Les choix d’architecture et l’effort consacré à la qualité ont porté leurs fruits lors de la mise en production, notamment lorsqu’un de nos clients majeurs a exprimé le besoin d’ajouter de nouvelles applications et fonctionnalités impactant l’ensemble du système.

Dès l’ouverture en production, le développement des nouvelles fonctionnalités et des nouvelles applications a pu démarrer en parallèle de la mise en service de la plateforme, en s’appuyant sur une architecture flexible et une approche Feature Flipping.

Grâce à cette organisation et à la robustesse de l’architecture, nous avons pu assurer simultanément la mise en production et le développement d’un module impactant l’ensemble des applications, tout en maintenant un apport de valeur constant.

Ces éléments confirment la pertinence des choix technologiques effectués dès le départ et démontrent la capacité du système à évoluer sans rupture, garantissant ainsi sa pérennité et son efficacité.

Nombre de contributeurs par trimestre

Optimisation des effectifs et maintien de la production

Afin d’assurer une évolution continue tout en maîtrisant les coûts, l’équipe programme a été redimensionnée, passant de 40 à 23 personnes. Ce destaffing progressif a permis de garantir à la fois :

  • La maintenance et l’exploitation de la plateforme en production,
  • La poursuite du développement de nouvelles fonctionnalités critiques.

La réversibilité adressée dès le début

L’analyse des cohortes met en évidence la dynamique des effectifs tout au long du programme. La première colonne illustre le nombre de nouveaux développeurs intégrés au début de chaque période, tandis que les colonnes suivantes indiquent le nombre de développeurs restant sur la période suivante (N+1).

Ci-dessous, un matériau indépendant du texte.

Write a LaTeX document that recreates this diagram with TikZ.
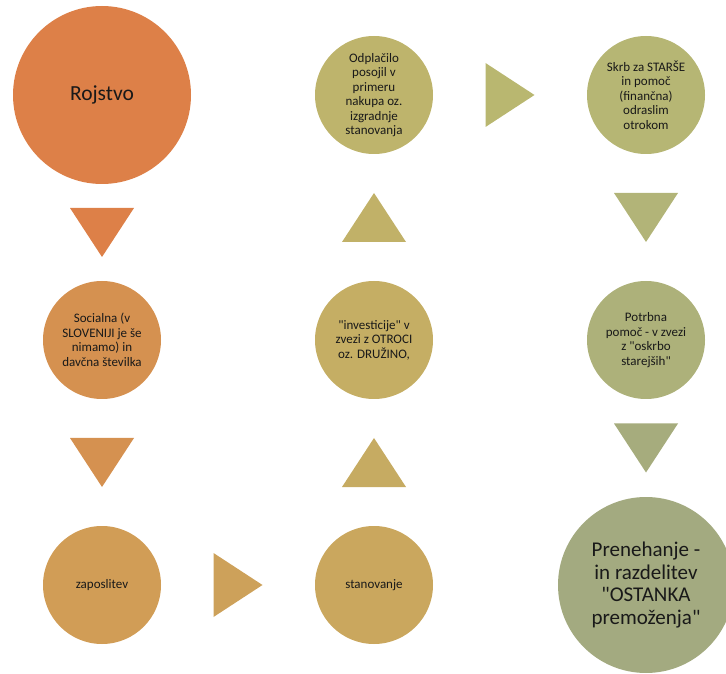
\documentclass[tikz,border=0pt]{standalone}
\usepackage{fontspec}
\setmainfont{Carlito}[Ligatures=TeXOff]
\usetikzlibrary{positioning, calc}

\definecolor{barva1}{RGB}{221,128,72}
\definecolor{barva2}{RGB}{213,145,80}
\definecolor{barva3}{RGB}{209,157,86}
\definecolor{barva4}{RGB}{205,161,90}
\definecolor{barva5}{RGB}{202,167,94}
\definecolor{barva6}{RGB}{198,171,98}
\definecolor{barva7}{RGB}{197,174,100}
\definecolor{barva8}{RGB}{193,177,104}
\definecolor{barva9}{RGB}{190,180,108}
\definecolor{barva10}{RGB}{185,183,112}
\definecolor{barva11}{RGB}{182,182,116}
\definecolor{barva12}{RGB}{178,180,120}
\definecolor{barva13}{RGB}{173,177,122}
\definecolor{barva14}{RGB}{166,172,125}
\definecolor{barva15}{RGB}{163,170,128}

\tikzset{
  krog/.style={circle, minimum size=118pt, inner sep=0pt, align=center,
    text=black!90, font=\fontsize{13}{14.5}\selectfont},
  velik/.style={minimum size=178pt, font=\fontsize{21.5}{23}\selectfont},
  puscica/.pic={\path[pic actions] (-24.5,-32) -- (24.5,0) -- (-24.5,32) -- cycle;}
}

\begin{document}
\begin{tikzpicture}[x=1pt, y=1pt, node distance=245pt and 272pt, on grid]
  \useasboundingbox (0,0) rectangle (726,673);
  \node[krog, velik, fill=barva1] (rojstvo) at (102,578) {Rojstvo};
  \node[krog, fill=barva2] (socialna) [below=of rojstvo]
    {Socialna (v\\SLOVENIJI je še\\nimamo) in\\davčna številka};
  \node[krog, fill=barva3] (zaposlitev) [below=of socialna] {zaposlitev};
  \node[krog, fill=barva5] (stanovanje) [right=of zaposlitev] {stanovanje};
  \node[krog, fill=barva7] (investicije) [above=of stanovanje]
    {"investicije" v\\zvezi z OTROCI\\oz. DRUŽINO,};
  \node[krog, fill=barva9] (odplacilo) [above=of investicije]
    {Odplačilo\\posojil v\\primeru\\nakupa oz.\\izgradnje\\stanovanja};
  \node[krog, fill=barva11] (skrb) [right=of odplacilo]
    {Skrb za STARŠE\\in pomoč\\(finančna)\\odraslim\\otrokom};
  \node[krog, fill=barva13] (potrebna) [below=of skrb]
    {Potrbna\\pomoč - v zvezi\\z "oskrbo\\starejših"};
  \node[krog, velik, minimum size=176pt, font=\fontsize{21}{22.5}\selectfont,
    fill=barva15] (prenehanje) [below=of potrebna]
    {Prenehanje -\\in razdelitev\\"OSTANKA\\premoženja"};

  \pic[fill=barva1, rotate=-90] at ($(rojstvo.south)!0.5!(socialna.north)$) {puscica};
  \pic[fill=barva2, rotate=-90] at ($(socialna.south)!0.5!(zaposlitev.north)$) {puscica};
  \pic[fill=barva4] at ($(zaposlitev.east)!0.5!(stanovanje.west)$) {puscica};
  \pic[fill=barva6, rotate=90] at ($(stanovanje.north)!0.5!(investicije.south)$) {puscica};
  \pic[fill=barva8, rotate=90] at ($(investicije.north)!0.5!(odplacilo.south)$) {puscica};
  \pic[fill=barva10] at ($(odplacilo.east)!0.5!(skrb.west)$) {puscica};
  \pic[fill=barva12, rotate=-90] at ($(skrb.south)!0.5!(potrebna.north)$) {puscica};
  \pic[fill=barva14, rotate=-90] at ($(potrebna.south)!0.5!(prenehanje.north)$) {puscica};
\end{tikzpicture}
\end{document}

Cette rotation des effectifs, propre aux ESN et à l’expertise ponctuelle du programme, met en évidence deux éléments clés, en plus des fondamentaux comme le DDD, TDD et les pratiques craft :

  1. L’indépendance du programme vis-à-vis des personnes critiques : Aucune dépendance excessive à un individu ou à un groupe restreint n’a été constatée.
  2. La fluidité du processus d’onboarding : L’intégration rapide des nouvelles recrues a permis de maintenir la continuité du programme sans perte significative d’efficacité.

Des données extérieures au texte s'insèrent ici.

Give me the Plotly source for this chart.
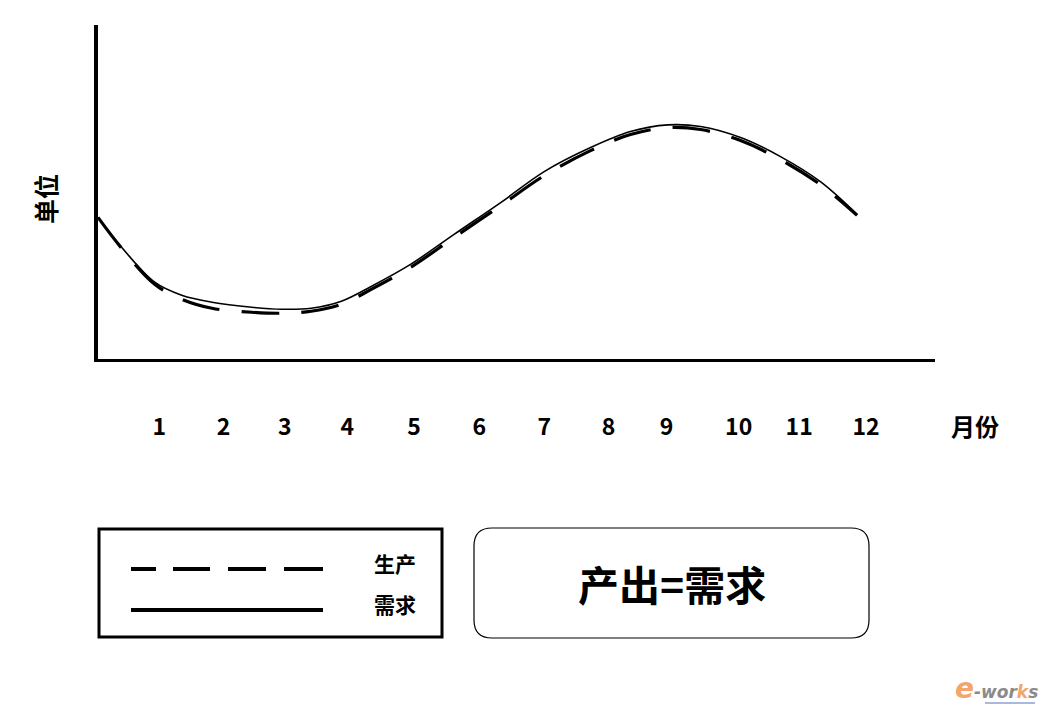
import plotly.graph_objects as go

# ---- data ----
months = ["1", "2", "3", "4", "5", "6", "7", "8", "9", "10", "11", "12"]
month_label_pos = [0.95, 1.95, 2.90, 3.87, 4.91, 5.92, 6.93, 7.93, 8.83, 9.95, 10.89, 11.93]

curve_x = [0.00, 0.37, 0.88, 1.30, 1.77, 2.39, 2.85, 3.31, 3.78, 4.25, 4.86, 5.53,
           6.26, 6.93, 7.65, 8.27, 8.85, 9.36, 9.98, 10.60, 11.22, 11.79]
demand = [42.4, 33.4, 23.0, 19.1, 17.0, 15.5, 14.9, 15.2, 17.3, 21.8, 28.4, 37.3,
          46.9, 56.1, 63.3, 68.1, 70.1, 69.6, 66.3, 60.6, 53.1, 43.3]
production = [42.4, 33.1, 22.4, 17.9, 15.2, 14.0, 13.7, 14.3, 16.4, 20.9, 27.5, 36.4,
              46.0, 54.9, 62.4, 67.2, 69.3, 68.7, 65.4, 59.7, 52.2, 43.0]

series_names = ["生产", "需求"]
x_title = "月份"
y_title = "单位"
box_text = "产出=需求"

FONT = "Noto Sans CJK SC"
W, H = 1048, 712
OFF = 8  # page body margin
L, R, T, B = 98 - OFF, 935 - OFF, 25 - OFF, 359 - OFF  # plot area in layout pixels


def px(xp):
    return (xp - OFF - L) / (R - L)


def py(yp):
    return (B - (yp - OFF)) / (B - T)


def label(x, y, text, size, angle=0, color="black", family=FONT, bold=True):
    return dict(x=px(x), y=py(y), xref="paper", yref="paper", text=text,
                xanchor="center", yanchor="middle", textangle=angle, showarrow=False,
                font=dict(family=family, size=size, color=color,
                          weight="bold" if bold else "normal"))


fig = go.Figure()
fig.add_trace(go.Scatter(x=curve_x, y=demand, mode="lines", name=series_names[1],
                         line=dict(color="black", width=1.6, shape="spline", smoothing=1.0)))
fig.add_trace(go.Scatter(x=curve_x, y=production, mode="lines", name=series_names[0],
                         line=dict(color="black", width=3.2, dash="38px,22px",
                                   shape="spline", smoothing=1.0)))

fig.update_layout(
    width=W, height=H,
    margin=dict(l=L, r=W - R, t=T, b=H - B),
    plot_bgcolor="white", paper_bgcolor="white",
    showlegend=False,
    font=dict(family=FONT, color="black"),
)
fig.update_xaxes(range=[0, 13], showline=True, linewidth=3, linecolor="black",
                 showgrid=False, zeroline=False, ticks="",
                 tickvals=month_label_pos, ticktext=months,
                 tickfont=dict(family=FONT, size=23, color="black", weight="bold"),
                 ticklabelstandoff=45)
fig.update_yaxes(range=[0, 100], showline=True, linewidth=4, linecolor="black",
                 showgrid=False, zeroline=False, showticklabels=False, ticks="")

ann = []
ann.append(label(975, 425, x_title, 24))
ann.append(label(45, 199, y_title, 25, angle=-90))

shapes = []
# legend box
shapes.append(dict(type="rect", xref="paper", yref="paper",
                   x0=px(99), x1=px(442), y0=py(529), y1=py(637),
                   line=dict(color="black", width=3)))
# dashed sample
for a, b in [(131, 156), (173, 210), (228, 266), (284, 323)]:
    shapes.append(dict(type="line", xref="paper", yref="paper",
                       x0=px(a), x1=px(b), y0=py(569), y1=py(569),
                       line=dict(color="black", width=4)))
# solid sample
shapes.append(dict(type="line", xref="paper", yref="paper",
                   x0=px(131), x1=px(323), y0=py(610), y1=py(610),
                   line=dict(color="black", width=4)))
ann.append(label(395, 563, series_names[0], 21))
ann.append(label(395, 604, series_names[1], 21))

# rounded box
x0, x1, y0, y1, r = 474, 869, 528, 638, 18
path = (f"M {px(x0 + r)},{py(y0)} L {px(x1 - r)},{py(y0)} "
        f"Q {px(x1)},{py(y0)} {px(x1)},{py(y0 + r)} "
        f"L {px(x1)},{py(y1 - r)} Q {px(x1)},{py(y1)} {px(x1 - r)},{py(y1)} "
        f"L {px(x0 + r)},{py(y1)} Q {px(x0)},{py(y1)} {px(x0)},{py(y1 - r)} "
        f"L {px(x0)},{py(y0 + r)} Q {px(x0)},{py(y0)} {px(x0 + r)},{py(y0)} Z")
shapes.append(dict(type="path", xref="paper", yref="paper", path=path,
                   line=dict(color="black", width=1.2)))
ann.append(label(672, 583, box_text, 41))

# watermark logo
ann.append(label(996, 688,
                 '<i><span style="color:#f2a66a;font-size:28px">e</span>-wor<span style="color:#f2a66a">k</span>s</i>',
                 17, color="#8a8a8a", family="DejaVu Sans"))
shapes.append(dict(type="line", xref="paper", yref="paper",
                   x0=px(985), x1=px(1035), y0=py(703), y1=py(703),
                   line=dict(color="#aab8e0", width=2)))

fig.update_layout(annotations=ann, shapes=shapes)
fig.write_html("out.html")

Depuis le début du programme, seuls quatre collaborateurs sont encore présents, et l’ancienneté médiane des développeurs est d’un an et demi. Ces chiffres attestent de la réversibilité du programme, qui a été éprouvée tout au long de sa réalisation, garantissant ainsi sa capacité à évoluer indépendamment des fluctuations des effectifs.

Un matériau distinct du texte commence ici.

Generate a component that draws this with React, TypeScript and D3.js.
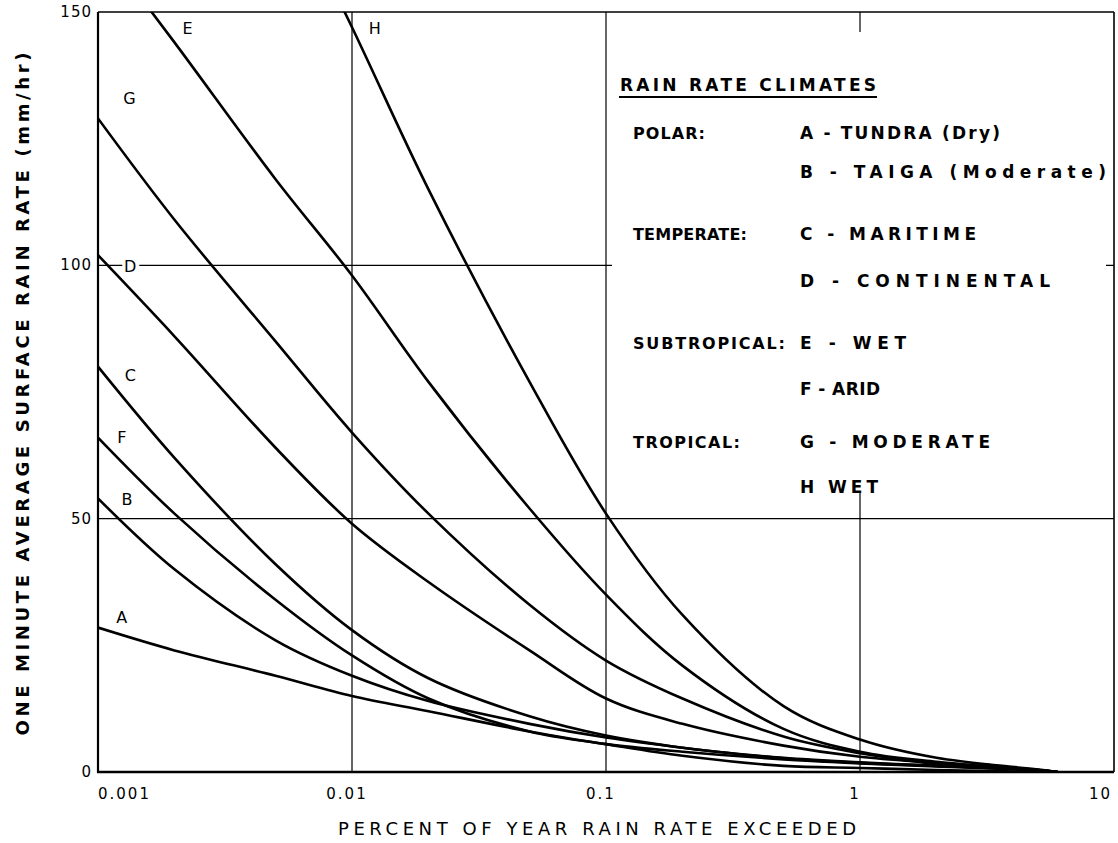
import React from "react";
import * as d3 from "d3";

// ---------- data ----------
const PERCENT = [0.001, 0.002, 0.005, 0.01, 0.02, 0.05, 0.1, 0.2, 0.5, 1, 2, 5, 6];
const RATE_A = [28.5, 24, 19, 15, 12, 8, 5.5, 4, 2.5, 1.7, 1.1, 0.3, 0];
const RATE_B = [54, 40, 26, 19, 14, 9.5, 6.8, 4.8, 2.7, 1.8, 1.2, 0.4, 0];
const RATE_C = [80, 62, 41, 28, 18.5, 11, 7.2, 4.8, 2.8, 1.9, 1.2, 0.4, 0];
const RATE_D = [102, 86, 64, 49, 37.5, 24, 14.5, 9.5, 5.2, 3.0, 1.8, 0.4, 0];
const RATE_E = [164, 144, 117, 98, 77, 52, 35, 21, 8.5, 4.0, 2.0, 0.4, 0];
const RATE_F = [66, 51, 34, 23, 14.5, 8, 5.5, 3.2, 1.2, 0.8, 0.4, 0, 0];
const RATE_G = [129, 109, 85, 67, 51, 33, 22, 14.5, 7.0, 3.7, 1.6, 0.4, 0];
const RATE_H = [251, 220, 178, 147, 115, 77, 51, 31, 13, 6.4, 2.8, 0.5, 0];

const CURVE_IDS = ["A", "B", "C", "D", "E", "F", "G", "H"];
const CURVE_RATES = [RATE_A, RATE_B, RATE_C, RATE_D, RATE_E, RATE_F, RATE_G, RATE_H];

const X_TICKS = [0.001, 0.01, 0.1, 1, 10];
const X_TICK_LABELS = ["0.001", "0.01", "0.1", "1", "10"];
const Y_TICKS = [0, 50, 100, 150];
const X_GRID = [0.01, 0.1, 1];
const Y_GRID = [50, 100];

const X_TITLE = "PERCENT OF YEAR RAIN RATE EXCEEDED";
const Y_TITLE = "ONE MINUTE AVERAGE SURFACE RAIN RATE (mm/hr)";

const LEGEND_TITLE = "RAIN RATE CLIMATES";
const LEGEND_GROUPS = ["POLAR:", "TEMPERATE:", "SUBTROPICAL:", "TROPICAL:"];
const LEGEND_ITEMS = [
  "A - TUNDRA (Dry)",
  "B - TAIGA (Moderate)",
  "C - MARITIME",
  "D - CONTINENTAL",
  "E - WET",
  "F - ARID",
  "G - MODERATE",
  "H  WET",
];

// label anchor positions for the curve letters (percent, rate)
const LABEL_PCT = [0.00124, 0.0013, 0.00134, 0.00134, 0.00225, 0.00124, 0.00133, 0.0123];
const LABEL_RATE = [30.4, 53.7, 78.3, 99.7, 146.7, 66, 133, 146.7];

// ---------- layout ----------
const W = 1118;
const H = 843;
const LEFT = 98;
const RIGHT = 1114;
const TOP = 12;
const BOTTOM = 772;

const FONT = "'DejaVu Sans', 'Liberation Sans', sans-serif";

export default function App() {
  const x = d3.scaleLog().domain([0.001, 10]).range([LEFT, RIGHT]);
  const y = d3.scaleLinear().domain([0, 150]).range([BOTTOM, TOP]);

  const line = d3
    .line<[number, number]>()
    .x((d) => x(d[0]))
    .y((d) => y(d[1]))
    .curve(d3.curveCatmullRom.alpha(0.5));

  const series = CURVE_IDS.map((id, i) => ({
    id,
    points: PERCENT.map((p, j) => [p, CURVE_RATES[i][j]] as [number, number]),
  }));

  // legend geometry
  const legX0 = 612;
  const legX1 = 1106;
  const legY0 = 32;
  const legY1 = 492;
  const groupX = 633;
  const itemX = 800;
  const itemRows = [133, 172, 234, 281, 343, 389, 442, 487];
  const groupRows = [133, 234, 343, 442];
  const itemLen = [200, 306, 176, 250, 106, 80, 190, 78];
  const groupLen = [72, 114, 152, 107];

  return (
    <div style={{ position: "absolute", left: 0, top: 0, width: W, height: H, background: "#fff" }}>
      <svg width={W} height={H} viewBox={`0 0 ${W} ${H}`} style={{ display: "block" }}>
        <defs>
          <clipPath id="plotClip">
            <rect x={LEFT} y={TOP} width={RIGHT - LEFT} height={BOTTOM - TOP} />
          </clipPath>
        </defs>
        <rect x={0} y={0} width={W} height={H} fill="#fff" />

        {/* grid */}
        {X_GRID.map((v) => (
          <line key={"gx" + v} x1={x(v)} x2={x(v)} y1={TOP} y2={BOTTOM} stroke="#000" strokeWidth={1.2} />
        ))}
        {Y_GRID.map((v) => (
          <line key={"gy" + v} x1={LEFT} x2={RIGHT} y1={y(v)} y2={y(v)} stroke="#000" strokeWidth={1.2} />
        ))}

        {/* legend box (white, hides grid behind it) */}
        <rect x={legX0} y={legY0} width={legX1 - legX0} height={legY1 - legY0} fill="#fff" />

        {/* curves */}
        <g clipPath="url(#plotClip)">
          {series.map((s) => (
            <path
              key={s.id}
              d={line(s.points) || ""}
              fill="none"
              stroke="#000"
              strokeWidth={2.6}
              strokeLinejoin="round"
            />
          ))}
        </g>

        {/* frame */}
        <line x1={LEFT} x2={RIGHT} y1={TOP} y2={TOP} stroke="#000" strokeWidth={1.6} />
        <line x1={RIGHT} x2={RIGHT} y1={TOP} y2={BOTTOM} stroke="#000" strokeWidth={1.6} />
        <line x1={LEFT} x2={LEFT} y1={TOP} y2={BOTTOM + 1} stroke="#000" strokeWidth={2.2} />
        <line x1={LEFT - 1} x2={RIGHT} y1={BOTTOM} y2={BOTTOM} stroke="#000" strokeWidth={2.4} />

        {/* curve letters */}
        {CURVE_IDS.map((id, i) => {
          const cx = x(LABEL_PCT[i]);
          const cy = y(LABEL_RATE[i]);
          return (
            <g key={"lab" + id}>
              {id === "D" && <rect x={cx - 8} y={cy - 9} width={17} height={18} fill="#fff" />}
              <text
                x={cx}
                y={cy}
                textAnchor="middle"
                dominantBaseline="central"
                fontFamily={FONT}
                fontSize={16}
                fill="#000"
              >
                {id}
              </text>
            </g>
          );
        })}

        {/* y tick labels */}
        {Y_TICKS.map((v) => (
          <text
            key={"yt" + v}
            x={LEFT - 6}
            y={y(v)}
            textAnchor="end"
            dominantBaseline="central"
            fontFamily={FONT}
            fontSize={15}
            letterSpacing={1}
            fill="#000"
          >
            {v}
          </text>
        ))}

        {/* x tick labels */}
        {X_TICKS.map((v, i) => {
          const anchor = i === 0 ? "start" : i === X_TICKS.length - 1 ? "end" : "middle";
          const dx = i === 0 ? 0 : i === X_TICKS.length - 1 ? -2 : -5;
          return (
            <text
              key={"xt" + v}
              x={x(v) + dx}
              y={BOTTOM + 22}
              textAnchor={anchor}
              dominantBaseline="central"
              fontFamily={FONT}
              fontSize={15}
              letterSpacing={2}
              fill="#000"
            >
              {X_TICK_LABELS[i]}
            </text>
          );
        })}

        {/* axis titles */}
        <text
          x={597}
          y={828}
          textAnchor="middle"
          dominantBaseline="central"
          fontFamily={FONT}
          fontSize={18}
          textLength={518}
          lengthAdjust="spacing"
          fill="#000"
        >
          {X_TITLE}
        </text>
        <text
          transform={`translate(22, 394) rotate(-90)`}
          textAnchor="middle"
          dominantBaseline="central"
          fontFamily={FONT}
          fontSize={18}
          fontWeight="bold"
          textLength={683}
          lengthAdjust="spacing"
          fill="#000"
        >
          {Y_TITLE}
        </text>

        {/* legend */}
        <text
          x={620}
          y={85}
          dominantBaseline="central"
          fontFamily={FONT}
          fontSize={17}
          fontWeight="bold"
          textLength={256}
          lengthAdjust="spacing"
          fill="#000"
        >
          {LEGEND_TITLE}
        </text>
        <line x1={619} x2={877} y1={97} y2={97} stroke="#000" strokeWidth={1.8} />
        {LEGEND_GROUPS.map((g, i) => (
          <text
            key={"lg" + g}
            x={groupX}
            y={groupRows[i]}
            dominantBaseline="central"
            fontFamily={FONT}
            fontSize={16}
            fontWeight="bold"
            textLength={groupLen[i]}
            lengthAdjust="spacing"
            fill="#000"
          >
            {g}
          </text>
        ))}
        {LEGEND_ITEMS.map((t, i) => (
          <text
            key={"li" + i}
            x={itemX}
            y={itemRows[i]}
            dominantBaseline="central"
            fontFamily={FONT}
            fontSize={17}
            fontWeight="bold"
            textLength={itemLen[i]}
            lengthAdjust="spacing"
            fill="#000"
          >
            {t}
          </text>
        ))}
      </svg>
    </div>
  );
}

Cohorte de rétentions des nouveaux développeurs

La qualité du code reste la pierre angulaire de la réversibilité, mais elle a été renforcée par plusieurs leviers :

  • Des rituels de Tech Lead, favorisant l’alignement des conventions et la cohérence technique du programme.
  • L’utilisation d’un mono-repo, qui facilite la visibilité sur le code des autres équipes et encourage le mimétisme des bonnes pratiques d’une application à l’autre.

Organisation :

Plusieurs formes d’organisation ont été testées pour finalement converger vers une organisation créée selon plusieurs principes:

  • Alliance stratégique et opérationnelle : Associer une vision pérenne du domaine à une approche tactique au niveau des équipes.
  • Engagement sur le cycle de vie : Appliquer le principe We build it, we run it en garantissant un support de niveau 3 par les équipes de BUILD.
  • Efficience et optimisation : Réduire le nombre de strate de management pour permettre un impact direct des utilisateurs et de nos clients, avec implication sur la priorisation du delivery et aussi réduire les coûts marginaux et limiter l’encadrement superflu.
  • Synergie BUILD/RUN : Renforcer le lien entre les phases de déploiement et les équipes opérationnelles grâce à un partage quotidien des problématiques.

Organisation

Cette organisation permet de piloter une équipe d’environ 40 personnes, tout en assurant la maintenance en condition opérationnelle des domaines métier et en menant des programme transverses à moindre coût.

Elle repose sur un maximum de trois Impact teams, chacune ayant une durée limitée à six mois.

Sa principale force réside dans la synergie entre les équipes OCTO et celles du client, fédérées autour d’un objectif commun.